Ils ont connu les années 1930 où, nous dit Chomsky, régnait paradoxalement un « sentiment d’espoir généralisé » dans la classe ouvrière, le New Deal et la célèbre loi Wagner sur le syndicalisme de 1935 lui laissant penser que le socialisme pourrait s’imposer dans ce temple de l’individualisme libéral. Ils ont connu les années 1960 marquées par les luttes contre le racisme, la ségrégation raciale et la guerre du Vietnam, luttes qui furent d’une grande violence et qui jetèrent en prison ou dans la tombe des milliers d’activistes.

Face à la fragmentation de la société américaine, à cette atmosphère soit de guerre raciale, soit de guerre religieuse, Zinn et Chomsky ont une approche similaire. Pour Chomsky, une partie de l’électorat réactionnaire, notamment les évangélistes, n’est pas condamnée à le rester, et il faut absolument redonner de l’espoir aux classes populaires. il faut donc « être à l’affût des possibles », refuser la violence qui ne profite qu’aux gros bras, éviter les propos méprisants, stigmatisants qui sont contre-productifs, et chercher les points d’appui, comme les luttes pour la santé, le climat ou le développement d’infrastructures communautaires qui peuvent faire consensus et mettre en mouvement des segments de la population qui autrement s’ignorent ou s’affrontent sur le terrain des valeurs. Ce qu’on appelle les luttes identitaires intéressent Chomsky, il les soutient et ne remet nullement en cause leur légitimité. Il plaide pour qu’elles n’abandonnent pas le terrain à ses yeux fondamental de la lutte des classes, des « enjeux liés au travail et aux travailleurs ».

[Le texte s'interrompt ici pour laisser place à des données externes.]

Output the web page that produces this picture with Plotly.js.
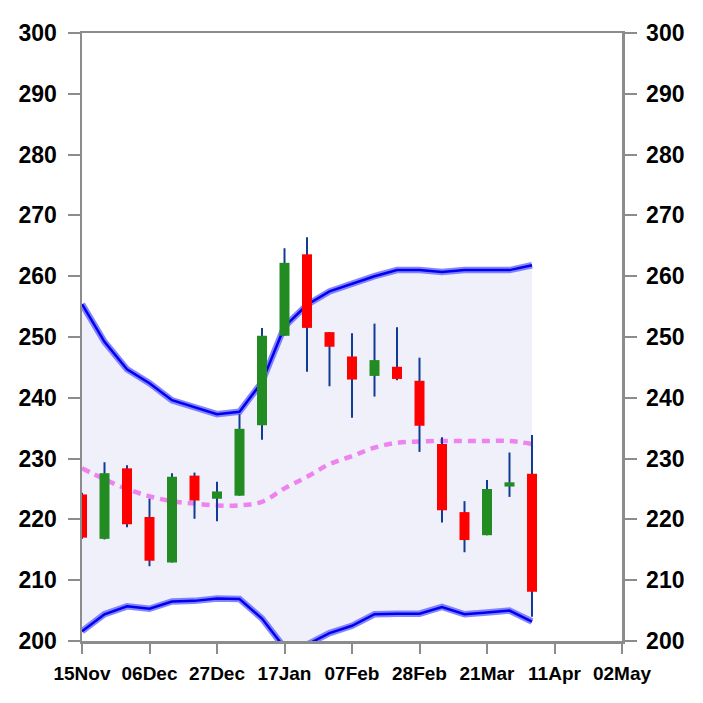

Marqué, comme Howard Zinn, par le mouvement pour les droits civiques et par son long cousinage avec l’anarcho-syndicalisme, Noam Chomsky considère que « les militants de gauche ont pour rôle d’amener leurs concitoyens à prendre conscience de leur capacité d’agir ». Et il y a urgence. Le pragmatisme de Chomsky trouve sa racine dans un profond pessimisme dont le réchauffement climatique et le risque de conflagration mondiale entre puissances impérialistes sont les causes, et dans la conviction profonde que seuls les mouvements populaires seront en capacité d’empêcher la catastrophe annoncée. Il met donc tous ses espoirs dans la capacité des gens à peser sur le cours de l’histoire par leur mobilisation, leur vote et à lier leurs combats contre la destruction de la planète, la misère sociale, le néolibéralisme et le délabrement démocratique.